Niat dalam ibadah bagian dari sesuatu yang terus melekat sekaligus menjadi barometer keluhuran dan kualitas ibadah itu sendiri. Keabsahan dan atau kadar kualitas ibadah tertentu tergantung hanya sejauh mana seorang dapat menempatkan niatnya. Niat adalah start sekaligus finish dari kualitas ibadah seseorang. Allah Subhanahu wata'ala berfirman:

وَمَا أُمِرُوا إِلَّا لِيَعْبُدُوا اللَّهَ مُخْلِصِينَ لَهُ الدِّينَ حُنَفَاءَ

“Padahal mereka tidak disuruh kecuali supaya menyembah Allah dengan memurnikan ketaatan kepada-Nya dalam (menjalankan) agama dengan lurus..”
(QS. Al Bayyinah: 5).

Ulama menyebutnya, niat bisa menjadi sesuatu yang sakral karena ia merupakan separuh dari Islam dan sepertiga dari ilmu. Hampir dari semua perintah dalam ajaran Islam; shalat, puasa, zakat, haji dan ibadah lainnya tidak lepas dari niat. Rasulullah Shallallahu 'alaihi wassallam bersabda:

إنَّمَا الأعمَال بالنِّيَّاتِ وإِنَّما لِكُلِّ امريءٍ ما نَوَى

“Sesungguhnya segala amal perbuatan bergantung (hanya) pada niatnya dan sesungguhnya seseorang (hanya) akan mendapatkan sesuatu sesuai dengan yang diniatkannya". (HR. Bukhori dan Muslim).

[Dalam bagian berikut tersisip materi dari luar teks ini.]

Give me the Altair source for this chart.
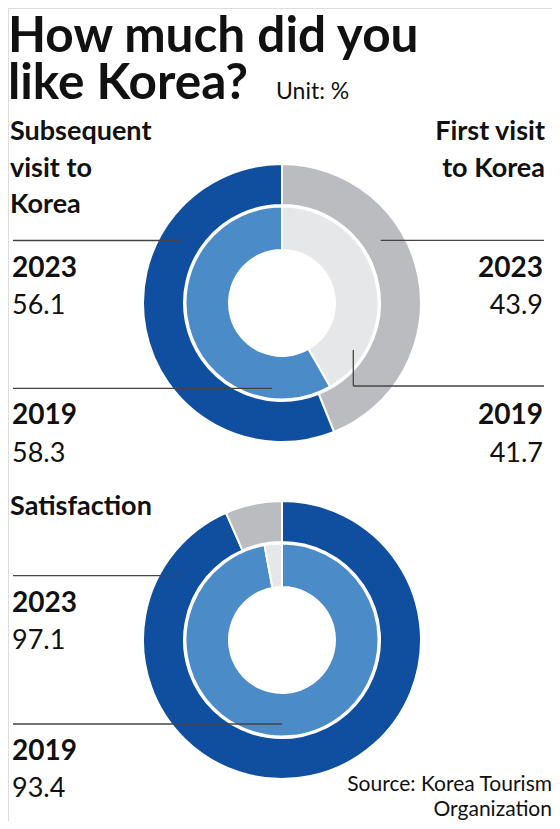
import altair as alt
import pandas as pd

# ---------------- data (unit: %) ----------------
years = ["2023", "2019"]
first_visit = [43.9, 41.7]        # 2023, 2019
subsequent_visit = [56.1, 58.3]   # 2023, 2019
satisfaction = [97.1, 93.4]       # 2023, 2019
# rings as drawn in the graphic (outer ring / inner ring of the satisfaction donut)
sat_outer_ring = [93.4, 6.6]
sat_inner_ring = [97.1, 2.9]

title_lines = ["How much did you", "like Korea?"]
unit_label = "Unit: %"
source_lines = ["Source: Korea Tourism", "Organization"]

# ---------------- styles ----------------
tones = ["dark", "mid", "grey", "light"]
tone_colors = ["#104EA0", "#4A8BC8", "#BBBCC0", "#E6E7E8"]
color_scale = alt.Scale(domain=tones, range=tone_colors)
FONT = "Lato"
INK = "#111111"
LINE = "#444444"


def ring_df(values, tone_list):
    return pd.DataFrame({"value": values, "tone": tone_list, "idx": list(range(len(values)))})


def ring(df, cx, cy, r_out, r_in):
    return alt.Chart(df).mark_arc(
        radius=r_out, radius2=r_in, stroke="white", strokeWidth=2
    ).encode(
        theta=alt.Theta("value:Q", stack=True),
        color=alt.Color("tone:N", scale=color_scale, legend=None),
        order=alt.Order("idx:Q"),
        x=alt.value(cx),
        y=alt.value(cy),
    )


def txt(s, x, y, size, weight="normal", align="left"):
    return alt.Chart(pd.DataFrame({"t": [s]})).mark_text(
        align=align, baseline="alphabetic", font=FONT, fontSize=size,
        fontWeight=weight, color=INK
    ).encode(text="t:N", x=alt.value(x), y=alt.value(y))


def rule(x1, x2, y1, y2):
    return alt.Chart(pd.DataFrame({"a": [0]})).mark_rule(
        color=LINE, strokeWidth=1.3
    ).encode(x=alt.value(x1), x2=alt.value(x2), y=alt.value(y1), y2=alt.value(y2))


# ---------------- donuts ----------------
TOP_C = (274, 295)
BOT_C = (274, 632)
R_OUT, R_MID_OUT, R_MID_IN, R_HOLE = 139, 98, 96.5, 53

layers = [
    ring(ring_df([first_visit[0], subsequent_visit[0]], ["grey", "dark"]), *TOP_C, R_OUT, R_MID_OUT),
    ring(ring_df([first_visit[1], subsequent_visit[1]], ["light", "mid"]), *TOP_C, R_MID_IN, R_HOLE),
    ring(ring_df(sat_outer_ring, ["dark", "grey"]), *BOT_C, R_OUT, R_MID_OUT),
    ring(ring_df(sat_inner_ring, ["mid", "light"]), *BOT_C, R_MID_IN, R_HOLE),
]

# ---------------- leader lines ----------------
layers += [
    rule(5, 174, 232.5, 232.5),
    rule(5, 264, 380.3, 380.3),
    rule(372.7, 536, 232.3, 232.3),
    rule(345.3, 345.3, 342, 378),
    rule(345.3, 536, 378, 378),
    rule(5, 174, 567.7, 567.7),
    rule(5, 274, 716, 716),
]

# ---------------- text ----------------
layers += [
    txt(title_lines[0], 0, 43.5, 49.5, "bold"),
    txt(title_lines[1], 0, 91, 49.5, "bold"),
    txt(unit_label, 268, 91, 23),
    txt("Subsequent", 2, 132, 27, "bold"),
    txt("visit to", 2, 168.7, 27, "bold"),
    txt("Korea", 2, 205, 27, "bold"),
    txt("First visit", 537, 132, 27, "bold", "right"),
    txt("to Korea", 537, 168.7, 27, "bold", "right"),
    txt(years[0], 4, 268.7, 28, "bold"),
    txt(f"{subsequent_visit[0]}", 4, 306.4, 27),
    txt(years[1], 4, 416, 28, "bold"),
    txt(f"{subsequent_visit[1]}", 4, 453.7, 27),
    txt(years[0], 535, 268.7, 28, "bold", "right"),
    txt(f"{first_visit[0]}", 535, 306.4, 27, "normal", "right"),
    txt(years[1], 535, 416, 28, "bold", "right"),
    txt(f"{first_visit[1]}", 535, 453.7, 27, "normal", "right"),
    txt("Satisfaction", 2, 507, 27, "bold"),
    txt(years[0], 4, 603.7, 28, "bold"),
    txt(f"{satisfaction[0]}", 4, 641, 27),
    txt(years[1], 4, 752, 28, "bold"),
    txt(f"{satisfaction[1]}", 4, 789.3, 27),
    txt(source_lines[0], 544, 783, 21, "normal", "right"),
    txt(source_lines[1], 544, 808, 21, "normal", "right"),
]

chart = alt.layer(*layers).properties(
    width=544, height=813, padding=0, autosize=alt.AutoSizeParams(type="none")
).configure_view(stroke=None).configure(background="white")

chart.save("out.html", embed_options={"renderer": "svg", "actions": False})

Dalam hadis ini kata a'mal dan kalimat li kulli imri'in ma nawa sama-sama diawali dengan adat hasyr berupa Innama; yaitu amil yang berfungsi untuk membatasi yang biasa diartikan "hanya". Artinya, dalam hadis di atas memberikan pengertian kepada kita, bahwa diterimanya amal perbuatan ibadah hanya tergantung pada niatnya dan seorang itu akan mendapat kualitas perbuatan ibadahnya hanya tergantung pula pada niatnya.

Karena pentingnya niat, Imam Bukhari dan Imam An-Nawawi menempatkan bab niat pada pembahasan pertama dalam kitab hadisnya yang diawali dengan hadis riwayat Bukhari dan Muslim: Rasulullah Shallallahu Alaihi Wasallama bersabda:

إنَّمَا الأعمَال بالنِّيَّاتِ وإِنَّما لِكُلِّ امريءٍ ما نَوَى فَمَنْ كَانَتْ هِجْرَتُهُ إلى اللهِ ورَسُولِهِ فهِجْرَتُهُ إلى اللهِ ورَسُوْلِهِ ومَنْ كَانَتْ هِجْرَتُهُ لِدُنْيَا يُصِيْبُها أو امرأةٍ يَنْكِحُهَا فهِجْرَتُهُ إلى ما هَاجَرَ إليهِ

“Sesungguhnya segala amal perbuatan hanya bergantung pada niatnya. Setiap orang hanya akan mendapatkan apa yang ia niatkan. Siapa yang hijrahnya karena Allah dan Rasul-Nya, maka hijrahnya untuk Allah dan Rasul-Nya. Siapa yang hijrahnya karena mencari dunia atau karena wanita yang dinikahinya, maka hijrahnya kepada yang ia tuju.”(HR. Bukhari dan Muslim).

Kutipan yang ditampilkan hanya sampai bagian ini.